We've discussed this (and the wider implication of the entire feature) in the Engineering meeting, and agreed it's time to revisit whether the product is worth the significant effort here. We tried to estimate, generally, how long things may take.

Here is our general estimate of what it would take, in general, to be able to store pageviews in the database and sort the result by them, erring on the side of caution:

  • Add indexed integer column to the PageTriage table. Since the table isn't extremely large, it will probably not take too long but it does requires DBA review and assistance. Estimated time: A month (with potential more)
  • Refactor the code to use the new column. Estimated time: Days, leaning towards a couple of weeks with QA.
  • Creating cron job to fill in the values. This is the most challenging, honestly; It would require figuring out whether we have limits to how many rows we update every cycle, get the cron job working and approved. There aren't many other cron jobs that do actual data fetching (cron jobs are maintenance) so it will likely require some back-and-forth with ops on how to do this best, and what limitations to set.

Our overall estimate on this work, erring on the side of caution but not taking into account major setbacks, is a couple of months, which includes some back-and-forth and waiting for input on tickets, and some large portion of actual coding.

On top of that, this will add a pretty significant item to continuously maintain, with cron jobs not being 100% reliable for fetching information (again, they're *meant* for maintenance)

@Niharika it is starting to look like this might be too large for us.

The alternative we talked about was displaying page-views in the table, as information, without being able to sort by them. This will be possible from the Javascript (fetch on load of page, from the page view API) and will give users some extra information. Considering the alternative is pretty massive, should we reconsider?

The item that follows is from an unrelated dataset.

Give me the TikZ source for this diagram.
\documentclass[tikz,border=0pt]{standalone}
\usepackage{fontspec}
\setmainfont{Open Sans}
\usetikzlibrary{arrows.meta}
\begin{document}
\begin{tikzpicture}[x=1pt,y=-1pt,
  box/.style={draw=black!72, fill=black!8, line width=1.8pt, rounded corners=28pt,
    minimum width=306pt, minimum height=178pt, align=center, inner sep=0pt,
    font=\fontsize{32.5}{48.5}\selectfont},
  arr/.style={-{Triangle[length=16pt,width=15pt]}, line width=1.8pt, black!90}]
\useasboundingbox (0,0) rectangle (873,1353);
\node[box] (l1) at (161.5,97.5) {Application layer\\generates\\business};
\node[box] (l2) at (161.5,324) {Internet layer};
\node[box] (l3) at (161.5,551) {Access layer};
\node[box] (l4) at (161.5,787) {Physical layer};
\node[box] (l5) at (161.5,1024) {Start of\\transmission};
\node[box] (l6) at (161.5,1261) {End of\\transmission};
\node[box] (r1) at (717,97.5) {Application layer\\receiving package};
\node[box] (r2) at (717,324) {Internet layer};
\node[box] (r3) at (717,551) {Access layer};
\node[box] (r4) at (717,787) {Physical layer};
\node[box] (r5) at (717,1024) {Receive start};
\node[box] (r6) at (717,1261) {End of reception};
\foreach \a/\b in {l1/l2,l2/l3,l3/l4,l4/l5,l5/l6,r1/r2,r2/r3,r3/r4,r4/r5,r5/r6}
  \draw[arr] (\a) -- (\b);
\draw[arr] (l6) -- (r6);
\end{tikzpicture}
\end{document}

We've discussed this (and the wider implication of the entire feature) in the Engineering meeting, and agreed it's time to revisit whether the product is worth the significant effort here. We tried to estimate, generally, how long things may take.

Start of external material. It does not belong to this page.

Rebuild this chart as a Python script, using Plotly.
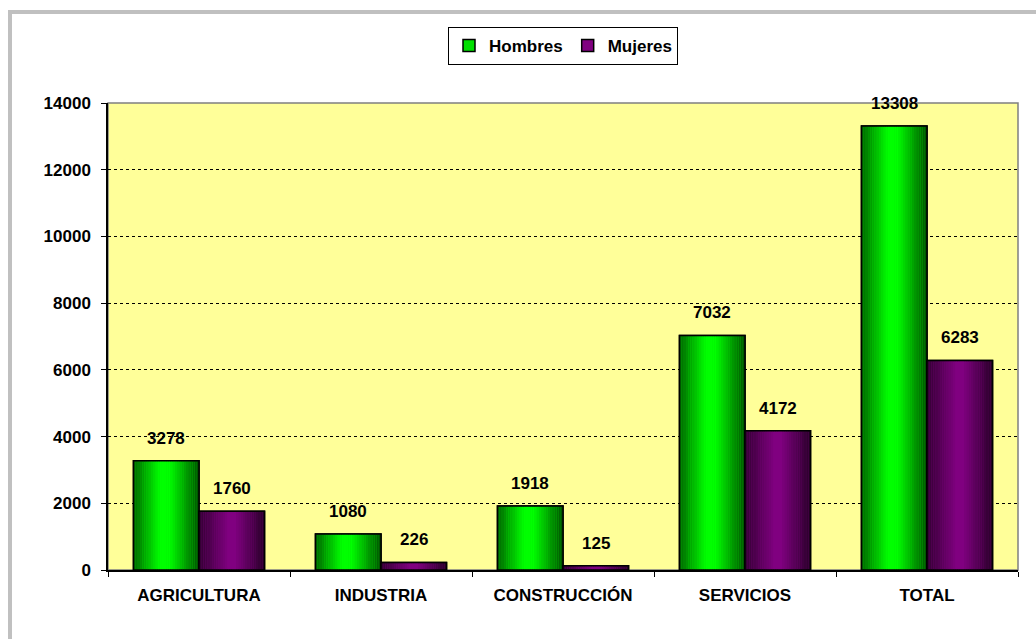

Here is our general estimate of what it would take, in general, to be able to store pageviews in the database and sort the result by them, erring on the side of caution:

  • Add indexed integer column to the PageTriage table. Since the table isn't extremely large, it will probably not take too long but it does requires DBA review and assistance. Estimated time: A couple of weeks (with some risk of this being months)

From what I have seen, this table only exists on enwiki, test2wiki and testwiki, right?
2 weeks is probably too optimistic, if the above is true a month is probably more realistic (it is hard to predict, even if the table is small, it is big enough on enwiki that it would require us to do it host by host, and that can take some days, not to mention the fact that we might have to switch priorities due to unexpected things arriving to the DBA land, ie: incidents).
I would suggest you estimate a month for it from the moment the ticket is picked up (it might be less if it goes fine, but it is not guaranteed)

Thanks @Marostegui for the detail.

I think this is further evidence that we shouldn't take on this task right now.

Thanks, @Marostegui -- I edited my comment to reflect the new estimate.